What are the lines from the one with "Write the Chart.js code for this chart." through the one with "var yTicks = [0, 50, 100, 150, 200, 250];", inclusive? Output them exactly, and leave out the pictures.

+++++

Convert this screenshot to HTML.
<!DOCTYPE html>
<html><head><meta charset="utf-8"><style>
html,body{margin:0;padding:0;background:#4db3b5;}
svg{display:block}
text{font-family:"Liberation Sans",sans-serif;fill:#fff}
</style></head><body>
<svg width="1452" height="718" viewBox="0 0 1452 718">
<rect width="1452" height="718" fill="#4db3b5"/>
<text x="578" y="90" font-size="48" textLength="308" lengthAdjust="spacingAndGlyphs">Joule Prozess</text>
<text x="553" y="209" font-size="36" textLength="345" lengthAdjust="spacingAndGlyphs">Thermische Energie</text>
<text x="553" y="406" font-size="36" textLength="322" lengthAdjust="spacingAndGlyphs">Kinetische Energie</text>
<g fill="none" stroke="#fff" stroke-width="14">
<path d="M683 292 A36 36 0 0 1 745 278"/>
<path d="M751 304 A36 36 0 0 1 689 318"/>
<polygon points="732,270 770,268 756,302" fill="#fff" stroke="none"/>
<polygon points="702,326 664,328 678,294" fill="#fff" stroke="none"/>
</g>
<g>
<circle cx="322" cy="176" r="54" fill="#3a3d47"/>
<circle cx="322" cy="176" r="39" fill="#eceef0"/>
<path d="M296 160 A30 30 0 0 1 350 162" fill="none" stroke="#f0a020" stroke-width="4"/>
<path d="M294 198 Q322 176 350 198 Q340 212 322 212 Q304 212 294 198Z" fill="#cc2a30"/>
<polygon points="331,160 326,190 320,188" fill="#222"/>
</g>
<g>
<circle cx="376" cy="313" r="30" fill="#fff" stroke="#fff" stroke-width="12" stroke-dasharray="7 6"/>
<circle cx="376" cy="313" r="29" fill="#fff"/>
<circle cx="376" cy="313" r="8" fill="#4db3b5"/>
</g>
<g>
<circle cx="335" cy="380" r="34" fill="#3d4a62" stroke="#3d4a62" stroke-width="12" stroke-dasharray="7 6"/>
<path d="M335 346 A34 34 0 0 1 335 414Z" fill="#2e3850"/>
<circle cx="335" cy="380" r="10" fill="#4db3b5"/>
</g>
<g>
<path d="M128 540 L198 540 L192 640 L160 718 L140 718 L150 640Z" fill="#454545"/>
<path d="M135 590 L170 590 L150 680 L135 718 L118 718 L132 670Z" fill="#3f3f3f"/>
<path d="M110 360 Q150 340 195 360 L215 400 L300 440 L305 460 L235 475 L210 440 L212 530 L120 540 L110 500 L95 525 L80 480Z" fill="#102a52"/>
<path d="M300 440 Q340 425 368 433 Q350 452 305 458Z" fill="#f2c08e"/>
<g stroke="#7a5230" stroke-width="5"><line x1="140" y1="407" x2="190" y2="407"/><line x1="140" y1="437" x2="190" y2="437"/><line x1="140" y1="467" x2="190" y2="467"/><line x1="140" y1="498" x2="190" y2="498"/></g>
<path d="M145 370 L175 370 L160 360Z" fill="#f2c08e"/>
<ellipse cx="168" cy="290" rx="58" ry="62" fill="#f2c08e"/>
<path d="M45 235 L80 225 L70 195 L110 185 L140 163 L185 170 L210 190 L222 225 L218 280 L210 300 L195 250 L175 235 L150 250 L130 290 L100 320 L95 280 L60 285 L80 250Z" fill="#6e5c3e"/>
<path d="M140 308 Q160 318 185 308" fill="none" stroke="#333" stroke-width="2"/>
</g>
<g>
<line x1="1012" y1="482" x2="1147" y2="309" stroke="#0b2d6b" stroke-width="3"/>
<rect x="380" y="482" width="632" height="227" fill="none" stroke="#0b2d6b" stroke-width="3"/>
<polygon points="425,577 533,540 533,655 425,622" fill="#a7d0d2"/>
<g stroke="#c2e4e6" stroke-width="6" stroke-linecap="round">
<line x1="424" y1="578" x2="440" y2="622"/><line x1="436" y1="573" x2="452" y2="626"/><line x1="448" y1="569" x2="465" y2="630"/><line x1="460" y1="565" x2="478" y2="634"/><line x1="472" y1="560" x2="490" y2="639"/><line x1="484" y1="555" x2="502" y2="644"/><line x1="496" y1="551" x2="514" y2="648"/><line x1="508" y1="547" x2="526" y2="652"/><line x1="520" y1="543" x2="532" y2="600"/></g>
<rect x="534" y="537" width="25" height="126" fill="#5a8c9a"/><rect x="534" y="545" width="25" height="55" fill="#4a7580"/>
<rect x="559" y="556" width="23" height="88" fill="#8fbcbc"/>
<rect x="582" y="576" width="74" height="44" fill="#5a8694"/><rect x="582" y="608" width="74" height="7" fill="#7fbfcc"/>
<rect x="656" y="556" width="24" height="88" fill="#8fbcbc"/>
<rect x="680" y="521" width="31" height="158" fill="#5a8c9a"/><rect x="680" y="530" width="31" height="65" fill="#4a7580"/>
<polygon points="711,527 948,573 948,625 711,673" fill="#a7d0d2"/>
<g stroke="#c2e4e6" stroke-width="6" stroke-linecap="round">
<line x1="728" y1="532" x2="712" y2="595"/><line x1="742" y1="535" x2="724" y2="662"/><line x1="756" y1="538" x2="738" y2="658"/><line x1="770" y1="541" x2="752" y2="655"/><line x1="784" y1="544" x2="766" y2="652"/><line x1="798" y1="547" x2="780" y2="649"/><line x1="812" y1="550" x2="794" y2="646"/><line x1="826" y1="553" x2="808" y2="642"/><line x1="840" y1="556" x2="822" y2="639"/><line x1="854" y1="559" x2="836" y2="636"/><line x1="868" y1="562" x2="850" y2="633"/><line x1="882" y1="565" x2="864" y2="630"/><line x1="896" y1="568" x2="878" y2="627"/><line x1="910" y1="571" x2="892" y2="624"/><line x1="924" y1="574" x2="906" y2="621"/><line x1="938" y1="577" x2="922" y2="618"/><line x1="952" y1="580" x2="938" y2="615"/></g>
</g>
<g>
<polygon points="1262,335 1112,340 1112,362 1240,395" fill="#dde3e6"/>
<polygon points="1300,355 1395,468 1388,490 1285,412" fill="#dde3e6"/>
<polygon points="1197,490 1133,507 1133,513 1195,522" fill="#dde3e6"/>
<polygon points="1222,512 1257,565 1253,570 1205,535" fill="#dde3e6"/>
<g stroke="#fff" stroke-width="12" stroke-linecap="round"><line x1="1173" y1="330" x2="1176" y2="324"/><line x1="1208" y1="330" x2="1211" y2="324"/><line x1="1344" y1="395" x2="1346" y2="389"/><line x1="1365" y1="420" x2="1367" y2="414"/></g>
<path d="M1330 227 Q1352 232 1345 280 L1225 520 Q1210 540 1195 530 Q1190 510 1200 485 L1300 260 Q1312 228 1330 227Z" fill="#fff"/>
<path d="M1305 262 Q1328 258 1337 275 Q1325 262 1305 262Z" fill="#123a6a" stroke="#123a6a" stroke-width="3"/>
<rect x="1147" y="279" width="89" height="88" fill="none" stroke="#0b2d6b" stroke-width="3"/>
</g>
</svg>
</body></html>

+++++

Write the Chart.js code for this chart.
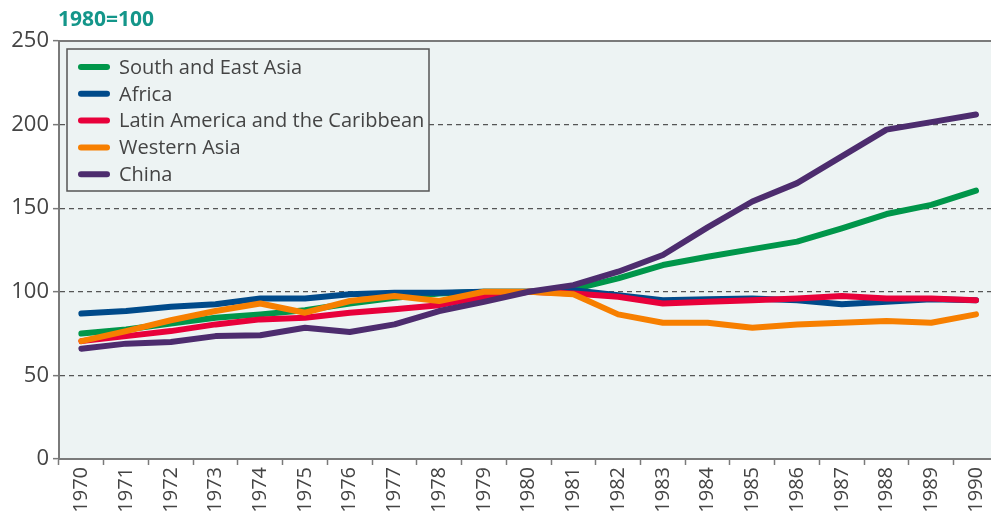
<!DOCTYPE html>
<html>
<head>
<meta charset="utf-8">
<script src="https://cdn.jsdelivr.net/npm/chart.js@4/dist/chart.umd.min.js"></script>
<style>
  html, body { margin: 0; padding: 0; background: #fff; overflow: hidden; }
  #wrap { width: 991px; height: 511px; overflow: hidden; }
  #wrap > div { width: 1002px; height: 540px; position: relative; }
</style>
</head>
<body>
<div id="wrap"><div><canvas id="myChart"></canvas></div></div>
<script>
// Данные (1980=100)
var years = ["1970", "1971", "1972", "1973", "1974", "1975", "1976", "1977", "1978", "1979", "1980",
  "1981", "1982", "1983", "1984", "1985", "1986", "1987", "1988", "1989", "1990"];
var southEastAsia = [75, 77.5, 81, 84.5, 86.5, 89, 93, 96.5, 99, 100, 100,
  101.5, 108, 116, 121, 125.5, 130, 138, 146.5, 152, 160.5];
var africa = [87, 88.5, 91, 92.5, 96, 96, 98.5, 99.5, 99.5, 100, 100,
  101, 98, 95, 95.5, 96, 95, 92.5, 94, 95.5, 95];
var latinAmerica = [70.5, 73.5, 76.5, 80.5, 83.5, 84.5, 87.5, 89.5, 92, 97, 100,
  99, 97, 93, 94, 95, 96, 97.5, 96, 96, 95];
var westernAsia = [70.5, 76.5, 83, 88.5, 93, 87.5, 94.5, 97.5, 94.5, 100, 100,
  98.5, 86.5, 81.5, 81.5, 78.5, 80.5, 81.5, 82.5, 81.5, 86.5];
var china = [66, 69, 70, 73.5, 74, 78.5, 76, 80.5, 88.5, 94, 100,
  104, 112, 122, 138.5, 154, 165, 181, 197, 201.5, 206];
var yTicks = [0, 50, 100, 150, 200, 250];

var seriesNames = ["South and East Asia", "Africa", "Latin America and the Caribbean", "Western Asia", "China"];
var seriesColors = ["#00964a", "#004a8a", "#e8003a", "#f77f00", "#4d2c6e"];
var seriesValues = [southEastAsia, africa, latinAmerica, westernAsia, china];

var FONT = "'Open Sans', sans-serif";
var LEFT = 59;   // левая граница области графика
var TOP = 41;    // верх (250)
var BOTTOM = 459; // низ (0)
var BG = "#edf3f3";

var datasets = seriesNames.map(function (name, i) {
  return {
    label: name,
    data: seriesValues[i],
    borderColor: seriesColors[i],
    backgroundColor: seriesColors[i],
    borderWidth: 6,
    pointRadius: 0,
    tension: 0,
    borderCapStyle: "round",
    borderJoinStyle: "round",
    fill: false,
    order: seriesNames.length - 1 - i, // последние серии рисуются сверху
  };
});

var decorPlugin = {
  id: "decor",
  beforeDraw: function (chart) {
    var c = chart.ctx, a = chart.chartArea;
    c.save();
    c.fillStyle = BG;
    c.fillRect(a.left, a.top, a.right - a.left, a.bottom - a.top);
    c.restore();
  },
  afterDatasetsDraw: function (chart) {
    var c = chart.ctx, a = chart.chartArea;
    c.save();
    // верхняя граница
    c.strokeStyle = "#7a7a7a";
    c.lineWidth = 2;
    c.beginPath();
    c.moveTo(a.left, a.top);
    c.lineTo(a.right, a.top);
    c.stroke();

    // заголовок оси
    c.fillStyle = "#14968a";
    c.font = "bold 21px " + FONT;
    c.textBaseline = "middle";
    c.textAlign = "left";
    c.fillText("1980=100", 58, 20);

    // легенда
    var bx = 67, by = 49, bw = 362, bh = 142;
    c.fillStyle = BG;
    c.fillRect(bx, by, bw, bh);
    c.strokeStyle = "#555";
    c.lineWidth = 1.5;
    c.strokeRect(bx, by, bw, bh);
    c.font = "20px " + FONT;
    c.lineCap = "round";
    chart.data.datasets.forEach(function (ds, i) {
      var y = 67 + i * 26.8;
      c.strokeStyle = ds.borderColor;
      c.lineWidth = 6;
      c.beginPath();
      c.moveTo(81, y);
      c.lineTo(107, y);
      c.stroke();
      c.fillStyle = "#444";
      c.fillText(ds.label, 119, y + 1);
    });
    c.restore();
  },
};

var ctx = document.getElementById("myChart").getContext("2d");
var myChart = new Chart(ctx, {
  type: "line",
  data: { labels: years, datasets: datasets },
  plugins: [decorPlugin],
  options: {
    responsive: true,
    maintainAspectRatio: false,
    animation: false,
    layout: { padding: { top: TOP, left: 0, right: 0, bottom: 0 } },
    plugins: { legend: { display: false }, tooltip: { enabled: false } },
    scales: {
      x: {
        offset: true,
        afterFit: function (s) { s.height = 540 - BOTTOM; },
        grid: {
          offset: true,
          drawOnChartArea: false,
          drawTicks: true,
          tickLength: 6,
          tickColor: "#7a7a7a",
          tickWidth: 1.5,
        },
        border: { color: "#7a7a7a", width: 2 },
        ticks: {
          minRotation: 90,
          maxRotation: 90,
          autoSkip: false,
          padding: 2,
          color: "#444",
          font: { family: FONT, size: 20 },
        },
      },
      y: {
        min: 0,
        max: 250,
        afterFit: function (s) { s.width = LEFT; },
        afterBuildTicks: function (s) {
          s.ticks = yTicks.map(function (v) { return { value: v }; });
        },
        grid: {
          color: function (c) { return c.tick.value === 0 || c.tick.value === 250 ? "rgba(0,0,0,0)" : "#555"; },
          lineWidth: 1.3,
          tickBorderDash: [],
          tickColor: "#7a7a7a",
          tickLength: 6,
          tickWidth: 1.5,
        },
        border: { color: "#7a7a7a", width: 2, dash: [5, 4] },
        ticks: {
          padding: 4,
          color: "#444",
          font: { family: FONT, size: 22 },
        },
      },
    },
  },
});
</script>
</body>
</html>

+++++

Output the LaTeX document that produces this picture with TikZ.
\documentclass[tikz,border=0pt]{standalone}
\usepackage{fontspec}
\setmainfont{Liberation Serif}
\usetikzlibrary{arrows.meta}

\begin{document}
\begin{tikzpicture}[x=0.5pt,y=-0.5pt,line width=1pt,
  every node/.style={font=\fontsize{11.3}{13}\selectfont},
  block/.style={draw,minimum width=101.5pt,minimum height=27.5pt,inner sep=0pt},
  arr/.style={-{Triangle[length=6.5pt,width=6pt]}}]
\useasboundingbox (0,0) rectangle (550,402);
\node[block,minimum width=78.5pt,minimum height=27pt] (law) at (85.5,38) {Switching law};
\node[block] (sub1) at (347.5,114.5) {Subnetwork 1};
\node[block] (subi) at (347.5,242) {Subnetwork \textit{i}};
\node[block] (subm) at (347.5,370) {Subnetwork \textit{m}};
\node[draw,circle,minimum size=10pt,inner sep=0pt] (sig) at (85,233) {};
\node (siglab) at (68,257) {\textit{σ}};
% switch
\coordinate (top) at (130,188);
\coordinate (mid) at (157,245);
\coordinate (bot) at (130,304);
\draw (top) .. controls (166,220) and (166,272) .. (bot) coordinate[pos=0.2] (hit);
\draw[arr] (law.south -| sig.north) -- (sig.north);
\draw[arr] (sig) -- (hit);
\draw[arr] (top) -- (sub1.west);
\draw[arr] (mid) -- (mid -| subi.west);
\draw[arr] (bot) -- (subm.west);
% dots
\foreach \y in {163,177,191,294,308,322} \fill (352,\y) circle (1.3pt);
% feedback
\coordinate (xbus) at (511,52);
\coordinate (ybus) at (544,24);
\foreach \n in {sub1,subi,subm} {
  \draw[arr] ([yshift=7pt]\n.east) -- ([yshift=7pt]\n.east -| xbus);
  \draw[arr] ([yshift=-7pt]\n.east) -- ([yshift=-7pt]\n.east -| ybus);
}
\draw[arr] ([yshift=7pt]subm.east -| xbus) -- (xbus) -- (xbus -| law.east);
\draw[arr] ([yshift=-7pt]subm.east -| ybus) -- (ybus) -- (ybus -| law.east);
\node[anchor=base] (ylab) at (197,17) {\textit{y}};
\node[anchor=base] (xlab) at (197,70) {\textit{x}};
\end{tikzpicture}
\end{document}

+++++

Complete answer:
Write the Chart.js code for this chart.
<!DOCTYPE html>
<html>
<head>
<meta charset="utf-8">
<script src="https://cdn.jsdelivr.net/npm/chart.js@4/dist/chart.umd.min.js"></script>
<style>
  html, body { margin: 0; padding: 0; background: #fff; overflow: hidden; }
  #wrap { width: 991px; height: 511px; overflow: hidden; }
  #wrap > div { width: 1002px; height: 540px; position: relative; }
</style>
</head>
<body>
<div id="wrap"><div><canvas id="myChart"></canvas></div></div>
<script>
// Данные (1980=100)
var years = ["1970", "1971", "1972", "1973", "1974", "1975", "1976", "1977", "1978", "1979", "1980",
  "1981", "1982", "1983", "1984", "1985", "1986", "1987", "1988", "1989", "1990"];
var southEastAsia = [75, 77.5, 81, 84.5, 86.5, 89, 93, 96.5, 99, 100, 100,
  101.5, 108, 116, 121, 125.5, 130, 138, 146.5, 152, 160.5];
var africa = [87, 88.5, 91, 92.5, 96, 96, 98.5, 99.5, 99.5, 100, 100,
  101, 98, 95, 95.5, 96, 95, 92.5, 94, 95.5, 95];
var latinAmerica = [70.5, 73.5, 76.5, 80.5, 83.5, 84.5, 87.5, 89.5, 92, 97, 100,
  99, 97, 93, 94, 95, 96, 97.5, 96, 96, 95];
var westernAsia = [70.5, 76.5, 83, 88.5, 93, 87.5, 94.5, 97.5, 94.5, 100, 100,
  98.5, 86.5, 81.5, 81.5, 78.5, 80.5, 81.5, 82.5, 81.5, 86.5];
var china = [66, 69, 70, 73.5, 74, 78.5, 76, 80.5, 88.5, 94, 100,
  104, 112, 122, 138.5, 154, 165, 181, 197, 201.5, 206];
var yTicks = [0, 50, 100, 150, 200, 250];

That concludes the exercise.